Long before the first newly purchased Boeing airliner lands at Tehran’s Imam Khomeini International Airport, Iran and the US will have had to come to terms with a new reality: US citizens would once again be taking up residence in Tehran, the first to do so since the Islamic Revolution and subsequent hostage crisis in 1979 and 1980.
When the US on Wednesday gave the green light for the direct sale of Western planes to Iran, much more than about four decades of sanctions on such deals came to an end. Not that the deals approved by the US Department of the Treasury are insignificant: 80 Boeing jets and an initial batch of 17 Airbus planes out of a potential total of 118.
However, the sale would have the important effect of ending an era of absolute isolation between the countries. Boeing would almost certainly have to open an administrative office in Tehran, and technicians would have to move here to train their Iranian counterparts in the care and maintenance of the planes. Among them, almost certainly, would be many Americans.
That seems to be exactly what the US had in mind in approving the deal, Iranian analysts say.
The deal not only allows Iranian President Hassan Rouhani to show a tangible gain from warming relations with the West, but also moves Iran that much closer to his ultimate goal of normalization of relations with the US.
“Once this deal is a fact it will be much harder for the hard-liners to try to prevent relations with the United States,” said Farshad Ghorbanpour, a political activist who supports Rouhani. “Nobody can deny that with the planes, people and know-how will enter Iran.”
Word of the Boeing and Airbus deals came as Rouhani was attending the UN General Assembly in New York.
Speaking at a news conference on Thursday, Rouhani said Iranian officials already had developed relationships with counterparts at both aviation companies through “many visits,” and that Iran welcomed foreign businesses and investments.
“I do not see any problems,” he told reporters.
It is the US government that is responsible for keeping US companies from the Iranian market, he said. “If Americans have problems, they need to resolve their own problems.”

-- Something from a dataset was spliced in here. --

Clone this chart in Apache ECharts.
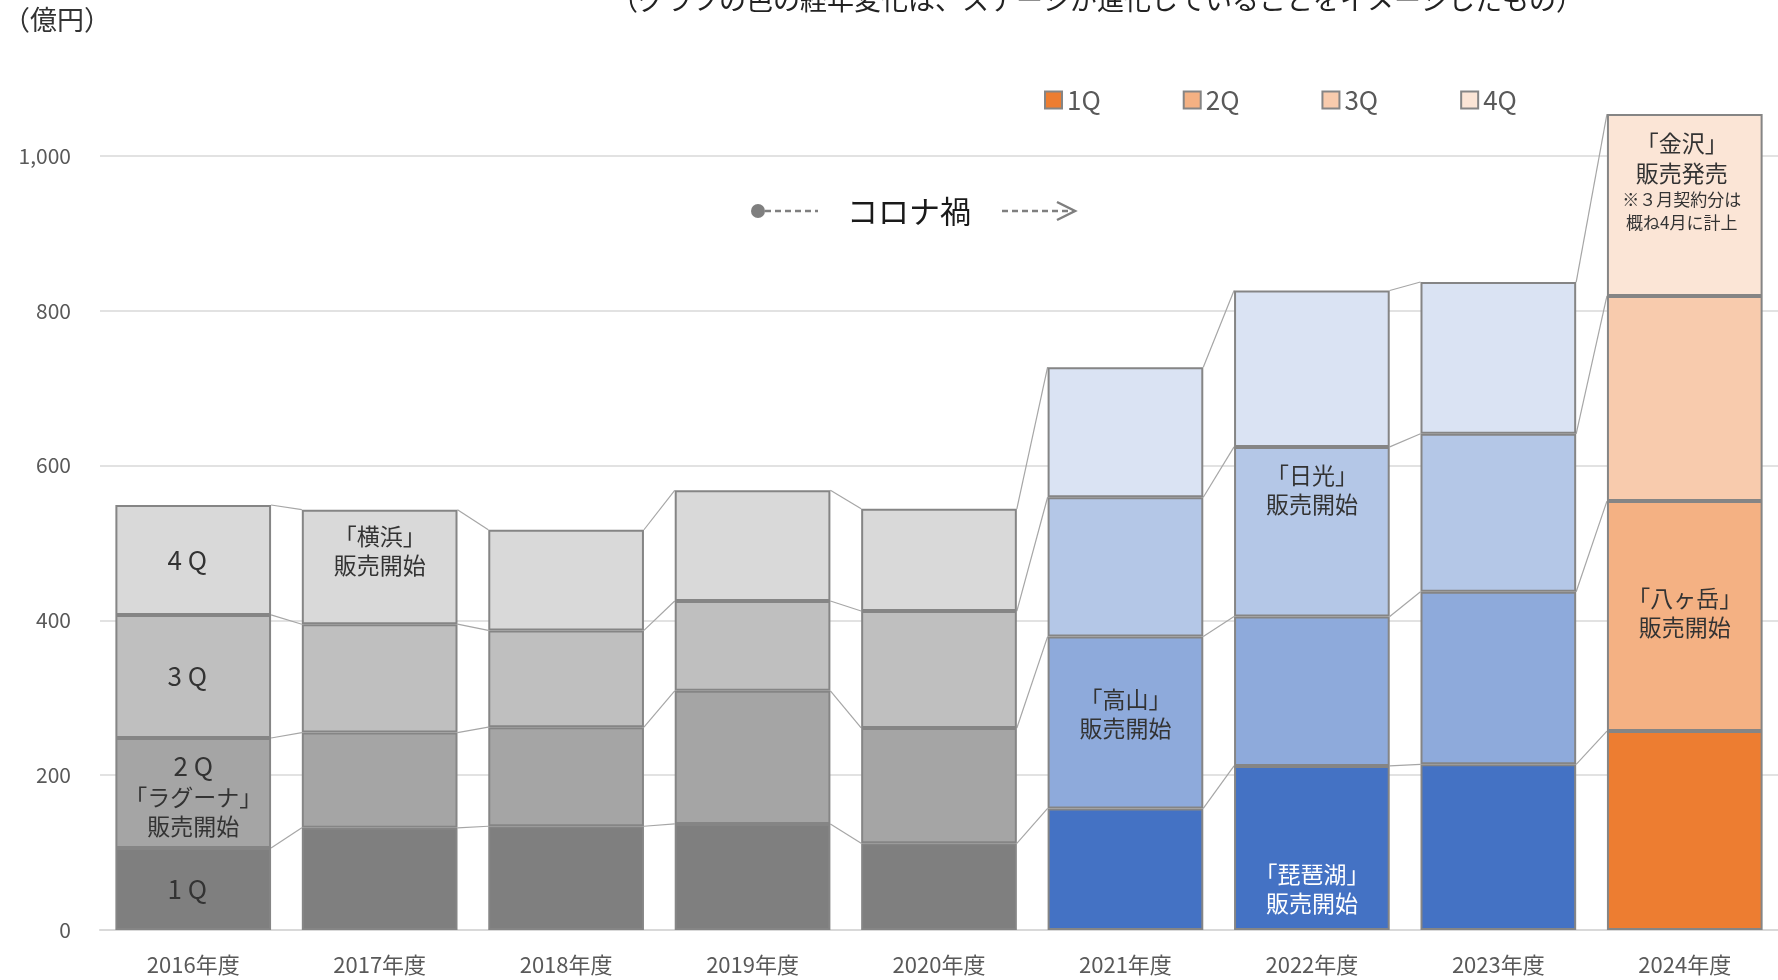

Buying planes from the US, opening a Boeing office or having US representatives at an international airport might seem insignificant. However, it would represent a tectonic shift in relations.
In 1980, when ties between the countries were severed, all 140,000 Americans living in Iran were forced to leave. The US embassy was turned into an ideological museum and all US businesses left over the years, as sanctions made commerce increasingly difficult, and more recently, impossible.
The bureaus of the New York Times, Bloomberg and some other news media organizations were long the only official US entities allowed to operate in Iran, either by the Iranian authorities or under US sanctions.
When Conoco won an oil contract in Iran in 1995, it secretly opened an office in Tehran, only to close it when US Congress adopted tougher sanctions.
Many Iranians hope the January nuclear agreement, which led to the lifting of some sanctions, changed all of that, citing the jetliner deal as the start of a new era.
“We are getting to a point where the gap between economic relations and political normalization is gradually getting smaller,” said Saeed Laylaz, an economist close to the government.
However, hatred of the US was the ideological bedrock of the Islamic republic and there are strong forces dedicated to keeping it that way.
Police officers some months ago closed down a knockoff KFC restaurant after hard-liners protested, saying the chicken wings were a symbol of Westernization.
When someone tried to open a McDonald’s franchise there 20 years ago, it took just two days for the restaurant to be burned down.
And there are still many sources of tension, particularly the harassment of US Navy vessels by Iranian naval speedboats and the imprisonment of several Iranian-Americans with dual nationalities.
“No, we should not have relations,” conservative political analyst Hamidreza Taraghi said. “We hardliners also want safe planes. But we need to keep our independence and distance from the United States. That is one of the pillars of our ideology.”